Lidars are capable of measuring a variety of atmospheric properties as a function of height or range on a continuous or semi-continuous basis. Commonly measured quantities include temperature, water vapour content and aerosols. Continuous measurements give lidars an important advantage over radiosondes (weather balloons), which provide information only as often as they are launched, which is typically at intervals of several hours. This is of benefit in several fields, including meteorology and radiowave propagation research.
The ground-based Raman lidar system at Chilbolton measures elastic backscattering and water vapour profiles in the troposphere. The lidar transmits an expanded beam vertically into the atmosphere from a high power Nd:YAG pulse laser operating at 355 nm. The lidar measures how much the laser radiation is scattered by the molecules in the atmosphere, as a function of height. The beam is scattered both elastically (at the same wavelength) and inelastically (at a changed wavelength). Inelastic scattering occurs via the process of Raman scattering.

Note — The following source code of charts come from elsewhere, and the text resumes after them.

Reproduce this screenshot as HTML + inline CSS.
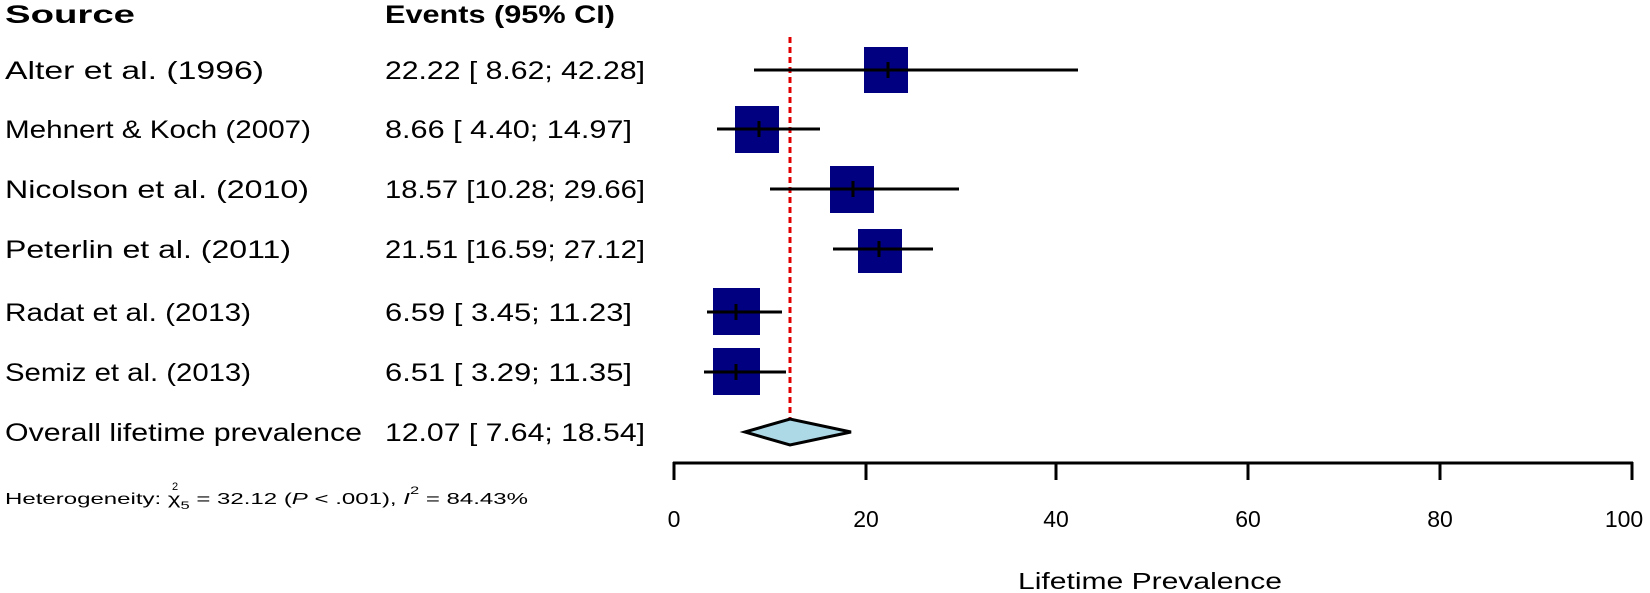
<!DOCTYPE html>
<html><head><meta charset="utf-8"><style>
html,body{margin:0;padding:0;background:#fff;}
svg{display:block;font-family:"Liberation Sans",Arial,sans-serif;}
</style></head><body>
<svg width="1650" height="593" viewBox="0 0 1650 593" xmlns="http://www.w3.org/2000/svg">
<g font-size="25" fill="#000">
<text x="5" y="23" font-weight="bold" textLength="130" lengthAdjust="spacingAndGlyphs">Source</text>
<text x="385" y="23" font-weight="bold" textLength="230" lengthAdjust="spacingAndGlyphs">Events (95% CI)</text>
<text x="5" y="79" textLength="259" lengthAdjust="spacingAndGlyphs">Alter et al. (1996)</text>
<text x="385" y="79" textLength="260" lengthAdjust="spacingAndGlyphs">22.22 [ 8.62; 42.28]</text>
<text x="5" y="138" textLength="306" lengthAdjust="spacingAndGlyphs">Mehnert &amp; Koch (2007)</text>
<text x="385" y="138" textLength="247" lengthAdjust="spacingAndGlyphs">8.66 [ 4.40; 14.97]</text>
<text x="5" y="198" textLength="304" lengthAdjust="spacingAndGlyphs">Nicolson et al. (2010)</text>
<text x="385" y="198" textLength="260" lengthAdjust="spacingAndGlyphs">18.57 [10.28; 29.66]</text>
<text x="5" y="258" textLength="286" lengthAdjust="spacingAndGlyphs">Peterlin et al. (2011)</text>
<text x="385" y="258" textLength="260" lengthAdjust="spacingAndGlyphs">21.51 [16.59; 27.12]</text>
<text x="5" y="321" textLength="246" lengthAdjust="spacingAndGlyphs">Radat et al. (2013)</text>
<text x="385" y="321" textLength="247" lengthAdjust="spacingAndGlyphs">6.59 [ 3.45; 11.23]</text>
<text x="5" y="381" textLength="246" lengthAdjust="spacingAndGlyphs">Semiz et al. (2013)</text>
<text x="385" y="381" textLength="247" lengthAdjust="spacingAndGlyphs">6.51 [ 3.29; 11.35]</text>
<text x="5" y="441" textLength="357" lengthAdjust="spacingAndGlyphs">Overall lifetime prevalence</text>
<text x="385" y="441" textLength="260" lengthAdjust="spacingAndGlyphs">12.07 [ 7.64; 18.54]</text>
</g>
<text x="5" y="504" font-size="16" textLength="523" lengthAdjust="spacingAndGlyphs">Heterogeneity: χ<tspan font-size="11" dy="5">5</tspan><tspan dy="-5"> = 32.12 (</tspan><tspan font-style="italic">P</tspan> &lt; .001), <tspan font-style="italic">I</tspan><tspan font-size="11" dy="-10">2</tspan><tspan dy="10"> = 84.43%</tspan></text>
<text x="172" y="490" font-size="11">2</text>

<line x1="790" y1="37" x2="790" y2="420" stroke="#e00000" stroke-width="3" stroke-dasharray="6,4"/>

<g stroke="#000" stroke-width="3">
<line x1="754" y1="70" x2="1078" y2="70"/>
<line x1="717" y1="129" x2="820" y2="129"/>
<line x1="770" y1="189" x2="959" y2="189"/>
<line x1="833" y1="249" x2="933" y2="249"/>
<line x1="707" y1="312" x2="782" y2="312"/>
<line x1="704" y1="372" x2="786" y2="372"/>
</g>
<g fill="#000080">
<rect x="864" y="47" width="44" height="46"/>
<rect x="735" y="106" width="44" height="47"/>
<rect x="830" y="166" width="44" height="47"/>
<rect x="858" y="229" width="44" height="44"/>
<rect x="713" y="288" width="47" height="47"/>
<rect x="713" y="348" width="47" height="47"/>
</g>
<g stroke="#000" stroke-width="3">
<line x1="864" y1="70" x2="908" y2="70"/>
<line x1="735" y1="129" x2="779" y2="129"/>
<line x1="830" y1="189" x2="874" y2="189"/>
<line x1="858" y1="249" x2="902" y2="249"/>
<line x1="713" y1="312" x2="760" y2="312"/>
<line x1="713" y1="372" x2="760" y2="372"/>
<line x1="888" y1="62" x2="888" y2="78"/>
<line x1="759" y1="121" x2="759" y2="137"/>
<line x1="853" y1="181" x2="853" y2="197"/>
<line x1="879" y1="241" x2="879" y2="257"/>
<line x1="736" y1="304" x2="736" y2="320"/>
<line x1="736" y1="364" x2="736" y2="380"/>
</g>
<polygon points="745,432 790,419 851,432 790,445" fill="#add8e6" stroke="#000" stroke-width="3"/>

<g stroke="#000" stroke-width="3">
<line x1="673" y1="463" x2="1633" y2="463"/>
<line x1="674" y1="462" x2="674" y2="480"/>
<line x1="866" y1="462" x2="866" y2="480"/>
<line x1="1056" y1="462" x2="1056" y2="480"/>
<line x1="1248" y1="462" x2="1248" y2="480"/>
<line x1="1440" y1="462" x2="1440" y2="480"/>
<line x1="1632" y1="462" x2="1632" y2="480"/>
</g>
<g font-size="23" text-anchor="middle">
<text x="674" y="527">0</text>
<text x="866" y="527">20</text>
<text x="1056" y="527">40</text>
<text x="1248" y="527">60</text>
<text x="1440" y="527">80</text>
<text x="1624" y="527">100</text>
<text x="1150" y="589" textLength="264" lengthAdjust="spacingAndGlyphs">Lifetime Prevalence</text>
</g>
</svg>
</body></html>
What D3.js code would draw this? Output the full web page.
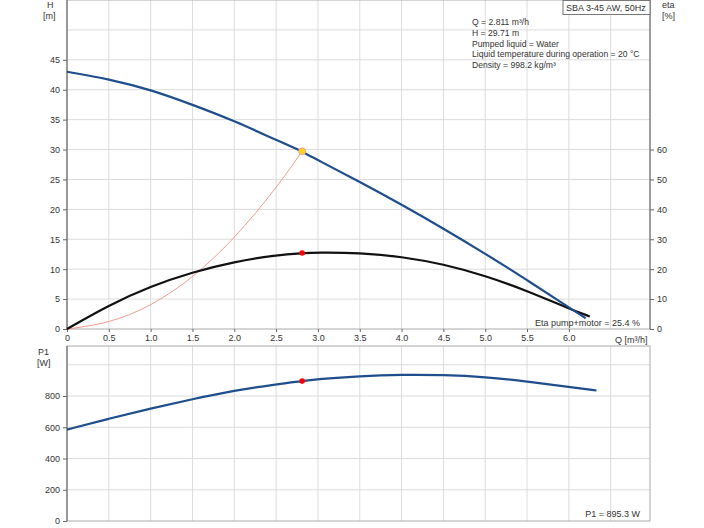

The elastic scattering measurements give information on clouds and aerosols. The Raman scattering measurements are used to determine water vapour and temperature profiles. The high power of the laser makes water vapour and temperature measurements possible during daylight. This is often difficult as the Raman scattering signals are relatively weak compared with those from elastic and without a high power laser they will be too small to detect above solar radiation.
Atmospheric conditions,
particularly in the lower part of the troposphere, affect its
refractivity, which in turn determines the extent to which radiowaves
deviate from a straight path. This is an important effect in radiocommunications.